◆ Requirements ◆
Within the records below, reproduce without change the lines from the line that has "Output the LaTeX" through the line that has "(bbout) at (834,479);", and only those.

--- Start ---

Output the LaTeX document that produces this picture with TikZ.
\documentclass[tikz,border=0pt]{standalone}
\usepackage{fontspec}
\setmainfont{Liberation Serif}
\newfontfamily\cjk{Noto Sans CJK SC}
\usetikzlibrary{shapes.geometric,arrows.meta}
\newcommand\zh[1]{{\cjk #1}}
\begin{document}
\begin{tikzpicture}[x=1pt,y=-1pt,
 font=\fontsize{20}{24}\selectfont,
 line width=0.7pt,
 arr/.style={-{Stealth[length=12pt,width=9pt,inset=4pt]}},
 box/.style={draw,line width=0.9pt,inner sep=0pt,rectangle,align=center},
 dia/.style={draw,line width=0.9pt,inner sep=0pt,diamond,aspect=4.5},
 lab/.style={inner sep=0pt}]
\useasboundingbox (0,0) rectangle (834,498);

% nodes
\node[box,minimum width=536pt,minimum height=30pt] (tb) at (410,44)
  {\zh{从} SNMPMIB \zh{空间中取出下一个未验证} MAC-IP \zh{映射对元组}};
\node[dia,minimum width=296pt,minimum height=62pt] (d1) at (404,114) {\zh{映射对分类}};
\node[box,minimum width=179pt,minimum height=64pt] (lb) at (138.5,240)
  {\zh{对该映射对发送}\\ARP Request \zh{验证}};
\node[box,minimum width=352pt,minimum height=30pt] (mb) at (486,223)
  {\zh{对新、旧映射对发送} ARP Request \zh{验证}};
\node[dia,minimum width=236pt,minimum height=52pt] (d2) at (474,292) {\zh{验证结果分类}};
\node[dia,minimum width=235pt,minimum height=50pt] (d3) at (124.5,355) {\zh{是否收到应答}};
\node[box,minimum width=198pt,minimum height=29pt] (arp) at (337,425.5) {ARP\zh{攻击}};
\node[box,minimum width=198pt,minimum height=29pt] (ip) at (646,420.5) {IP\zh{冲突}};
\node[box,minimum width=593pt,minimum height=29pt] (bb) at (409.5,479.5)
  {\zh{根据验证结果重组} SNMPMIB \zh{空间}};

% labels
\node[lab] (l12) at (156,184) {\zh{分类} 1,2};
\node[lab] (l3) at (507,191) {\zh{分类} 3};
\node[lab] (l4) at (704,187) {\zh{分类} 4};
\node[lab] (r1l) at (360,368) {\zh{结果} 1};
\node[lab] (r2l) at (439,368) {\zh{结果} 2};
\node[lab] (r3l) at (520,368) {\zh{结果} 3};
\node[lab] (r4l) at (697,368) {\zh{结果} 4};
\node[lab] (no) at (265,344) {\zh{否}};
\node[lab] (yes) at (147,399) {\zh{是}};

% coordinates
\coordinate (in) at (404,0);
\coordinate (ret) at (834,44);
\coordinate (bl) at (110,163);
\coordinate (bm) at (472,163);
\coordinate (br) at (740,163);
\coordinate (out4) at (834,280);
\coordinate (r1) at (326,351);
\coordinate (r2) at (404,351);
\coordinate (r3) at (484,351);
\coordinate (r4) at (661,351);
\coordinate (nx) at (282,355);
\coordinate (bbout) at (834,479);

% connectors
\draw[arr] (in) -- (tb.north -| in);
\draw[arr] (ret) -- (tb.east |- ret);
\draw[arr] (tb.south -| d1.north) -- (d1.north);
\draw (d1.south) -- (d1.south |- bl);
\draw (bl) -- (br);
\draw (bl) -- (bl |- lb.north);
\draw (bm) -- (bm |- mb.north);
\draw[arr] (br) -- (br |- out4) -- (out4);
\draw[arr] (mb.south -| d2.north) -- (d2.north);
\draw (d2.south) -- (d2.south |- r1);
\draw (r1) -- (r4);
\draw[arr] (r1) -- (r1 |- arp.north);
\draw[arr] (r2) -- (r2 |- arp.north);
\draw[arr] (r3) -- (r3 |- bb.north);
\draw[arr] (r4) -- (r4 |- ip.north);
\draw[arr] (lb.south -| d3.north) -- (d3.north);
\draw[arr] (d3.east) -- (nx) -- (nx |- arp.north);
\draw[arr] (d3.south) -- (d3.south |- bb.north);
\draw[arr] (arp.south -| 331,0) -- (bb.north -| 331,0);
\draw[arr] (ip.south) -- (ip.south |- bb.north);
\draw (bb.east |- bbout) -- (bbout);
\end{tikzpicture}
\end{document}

--- End ---
--- Start ---

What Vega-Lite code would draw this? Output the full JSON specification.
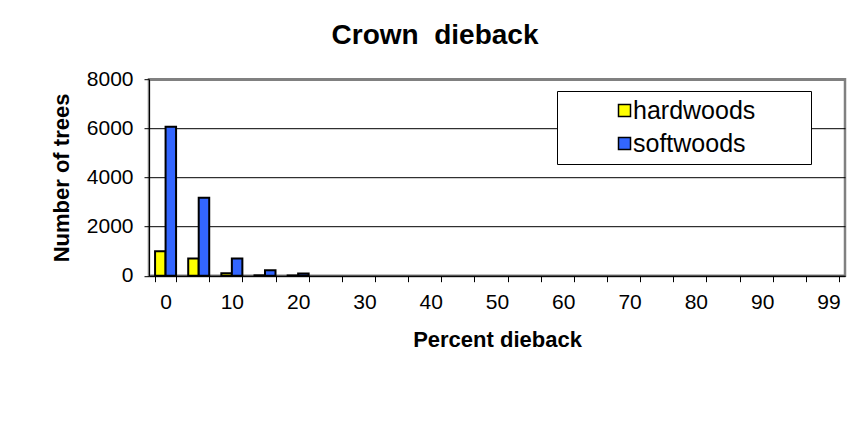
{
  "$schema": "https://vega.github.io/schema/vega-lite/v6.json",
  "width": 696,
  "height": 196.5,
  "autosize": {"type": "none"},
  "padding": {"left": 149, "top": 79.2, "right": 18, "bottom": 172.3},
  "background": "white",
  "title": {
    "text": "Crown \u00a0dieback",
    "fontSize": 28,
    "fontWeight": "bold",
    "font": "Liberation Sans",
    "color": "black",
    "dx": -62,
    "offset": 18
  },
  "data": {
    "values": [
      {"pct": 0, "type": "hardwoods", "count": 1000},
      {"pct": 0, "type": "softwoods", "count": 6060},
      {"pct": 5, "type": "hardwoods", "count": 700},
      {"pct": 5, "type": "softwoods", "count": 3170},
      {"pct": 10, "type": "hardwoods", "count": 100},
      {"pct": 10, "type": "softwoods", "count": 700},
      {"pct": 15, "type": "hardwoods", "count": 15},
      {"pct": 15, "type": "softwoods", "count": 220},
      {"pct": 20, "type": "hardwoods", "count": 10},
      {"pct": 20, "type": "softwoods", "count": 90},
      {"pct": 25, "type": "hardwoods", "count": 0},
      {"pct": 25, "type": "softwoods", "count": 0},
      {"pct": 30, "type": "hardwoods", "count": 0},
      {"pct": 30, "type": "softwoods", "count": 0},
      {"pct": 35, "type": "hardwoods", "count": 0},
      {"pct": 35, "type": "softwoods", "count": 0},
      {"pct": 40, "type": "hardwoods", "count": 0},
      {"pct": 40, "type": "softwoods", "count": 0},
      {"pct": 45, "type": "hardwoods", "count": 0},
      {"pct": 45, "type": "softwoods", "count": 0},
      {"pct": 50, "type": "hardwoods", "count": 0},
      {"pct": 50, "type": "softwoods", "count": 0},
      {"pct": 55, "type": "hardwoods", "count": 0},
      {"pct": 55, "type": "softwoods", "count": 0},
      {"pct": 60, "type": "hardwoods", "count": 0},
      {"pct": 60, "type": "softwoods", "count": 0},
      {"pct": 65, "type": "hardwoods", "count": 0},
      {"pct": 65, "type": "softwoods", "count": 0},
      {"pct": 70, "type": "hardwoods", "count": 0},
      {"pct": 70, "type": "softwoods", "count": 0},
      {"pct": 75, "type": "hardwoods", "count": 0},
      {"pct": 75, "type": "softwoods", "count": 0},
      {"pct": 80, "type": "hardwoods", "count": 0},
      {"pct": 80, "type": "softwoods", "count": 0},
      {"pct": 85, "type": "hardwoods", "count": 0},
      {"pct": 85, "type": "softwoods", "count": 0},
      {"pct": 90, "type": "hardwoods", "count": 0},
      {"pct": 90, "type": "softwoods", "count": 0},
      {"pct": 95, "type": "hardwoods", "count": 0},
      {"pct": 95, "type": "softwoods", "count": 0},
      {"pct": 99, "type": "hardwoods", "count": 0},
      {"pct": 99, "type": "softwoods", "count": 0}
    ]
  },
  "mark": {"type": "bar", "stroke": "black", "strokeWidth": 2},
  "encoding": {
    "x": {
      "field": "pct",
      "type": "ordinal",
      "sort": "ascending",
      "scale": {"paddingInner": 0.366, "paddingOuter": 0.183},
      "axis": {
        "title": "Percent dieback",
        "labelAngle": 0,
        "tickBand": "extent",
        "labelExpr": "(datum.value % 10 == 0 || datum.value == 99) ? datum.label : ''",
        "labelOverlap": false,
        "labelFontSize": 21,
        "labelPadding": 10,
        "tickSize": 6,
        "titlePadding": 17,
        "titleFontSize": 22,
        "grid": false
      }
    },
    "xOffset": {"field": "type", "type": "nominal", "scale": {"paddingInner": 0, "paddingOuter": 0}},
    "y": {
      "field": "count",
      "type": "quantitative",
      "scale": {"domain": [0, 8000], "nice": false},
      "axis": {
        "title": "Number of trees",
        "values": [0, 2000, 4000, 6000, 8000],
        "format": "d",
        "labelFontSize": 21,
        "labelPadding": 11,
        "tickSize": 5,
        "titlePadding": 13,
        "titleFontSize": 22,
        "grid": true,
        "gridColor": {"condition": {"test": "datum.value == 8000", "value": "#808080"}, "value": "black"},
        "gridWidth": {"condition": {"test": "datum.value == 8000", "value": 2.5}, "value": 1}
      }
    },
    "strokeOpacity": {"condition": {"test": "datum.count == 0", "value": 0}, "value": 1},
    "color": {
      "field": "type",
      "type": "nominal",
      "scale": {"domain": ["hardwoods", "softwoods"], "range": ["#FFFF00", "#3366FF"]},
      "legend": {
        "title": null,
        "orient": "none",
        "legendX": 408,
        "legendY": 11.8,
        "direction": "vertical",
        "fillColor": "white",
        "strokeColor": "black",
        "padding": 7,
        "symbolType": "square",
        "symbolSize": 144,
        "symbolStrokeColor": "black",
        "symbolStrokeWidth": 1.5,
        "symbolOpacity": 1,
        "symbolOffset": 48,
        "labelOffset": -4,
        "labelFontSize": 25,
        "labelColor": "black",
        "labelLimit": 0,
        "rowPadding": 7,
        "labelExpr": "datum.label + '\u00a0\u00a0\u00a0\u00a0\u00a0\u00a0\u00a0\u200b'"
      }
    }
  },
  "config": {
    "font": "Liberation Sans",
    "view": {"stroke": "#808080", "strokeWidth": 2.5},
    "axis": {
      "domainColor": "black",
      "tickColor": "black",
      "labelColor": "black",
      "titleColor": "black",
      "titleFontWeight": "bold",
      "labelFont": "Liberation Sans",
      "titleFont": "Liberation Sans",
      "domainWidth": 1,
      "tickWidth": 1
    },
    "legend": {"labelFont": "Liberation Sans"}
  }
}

--- End ---

◆ Correct output ◆
Output the LaTeX document that produces this picture with TikZ.
\documentclass[tikz,border=0pt]{standalone}
\usepackage{fontspec}
\setmainfont{Liberation Serif}
\newfontfamily\cjk{Noto Sans CJK SC}
\usetikzlibrary{shapes.geometric,arrows.meta}
\newcommand\zh[1]{{\cjk #1}}
\begin{document}
\begin{tikzpicture}[x=1pt,y=-1pt,
 font=\fontsize{20}{24}\selectfont,
 line width=0.7pt,
 arr/.style={-{Stealth[length=12pt,width=9pt,inset=4pt]}},
 box/.style={draw,line width=0.9pt,inner sep=0pt,rectangle,align=center},
 dia/.style={draw,line width=0.9pt,inner sep=0pt,diamond,aspect=4.5},
 lab/.style={inner sep=0pt}]
\useasboundingbox (0,0) rectangle (834,498);

% nodes
\node[box,minimum width=536pt,minimum height=30pt] (tb) at (410,44)
  {\zh{从} SNMPMIB \zh{空间中取出下一个未验证} MAC-IP \zh{映射对元组}};
\node[dia,minimum width=296pt,minimum height=62pt] (d1) at (404,114) {\zh{映射对分类}};
\node[box,minimum width=179pt,minimum height=64pt] (lb) at (138.5,240)
  {\zh{对该映射对发送}\\ARP Request \zh{验证}};
\node[box,minimum width=352pt,minimum height=30pt] (mb) at (486,223)
  {\zh{对新、旧映射对发送} ARP Request \zh{验证}};
\node[dia,minimum width=236pt,minimum height=52pt] (d2) at (474,292) {\zh{验证结果分类}};
\node[dia,minimum width=235pt,minimum height=50pt] (d3) at (124.5,355) {\zh{是否收到应答}};
\node[box,minimum width=198pt,minimum height=29pt] (arp) at (337,425.5) {ARP\zh{攻击}};
\node[box,minimum width=198pt,minimum height=29pt] (ip) at (646,420.5) {IP\zh{冲突}};
\node[box,minimum width=593pt,minimum height=29pt] (bb) at (409.5,479.5)
  {\zh{根据验证结果重组} SNMPMIB \zh{空间}};

% labels
\node[lab] (l12) at (156,184) {\zh{分类} 1,2};
\node[lab] (l3) at (507,191) {\zh{分类} 3};
\node[lab] (l4) at (704,187) {\zh{分类} 4};
\node[lab] (r1l) at (360,368) {\zh{结果} 1};
\node[lab] (r2l) at (439,368) {\zh{结果} 2};
\node[lab] (r3l) at (520,368) {\zh{结果} 3};
\node[lab] (r4l) at (697,368) {\zh{结果} 4};
\node[lab] (no) at (265,344) {\zh{否}};
\node[lab] (yes) at (147,399) {\zh{是}};

% coordinates
\coordinate (in) at (404,0);
\coordinate (ret) at (834,44);
\coordinate (bl) at (110,163);
\coordinate (bm) at (472,163);
\coordinate (br) at (740,163);
\coordinate (out4) at (834,280);
\coordinate (r1) at (326,351);
\coordinate (r2) at (404,351);
\coordinate (r3) at (484,351);
\coordinate (r4) at (661,351);
\coordinate (nx) at (282,355);
\coordinate (bbout) at (834,479);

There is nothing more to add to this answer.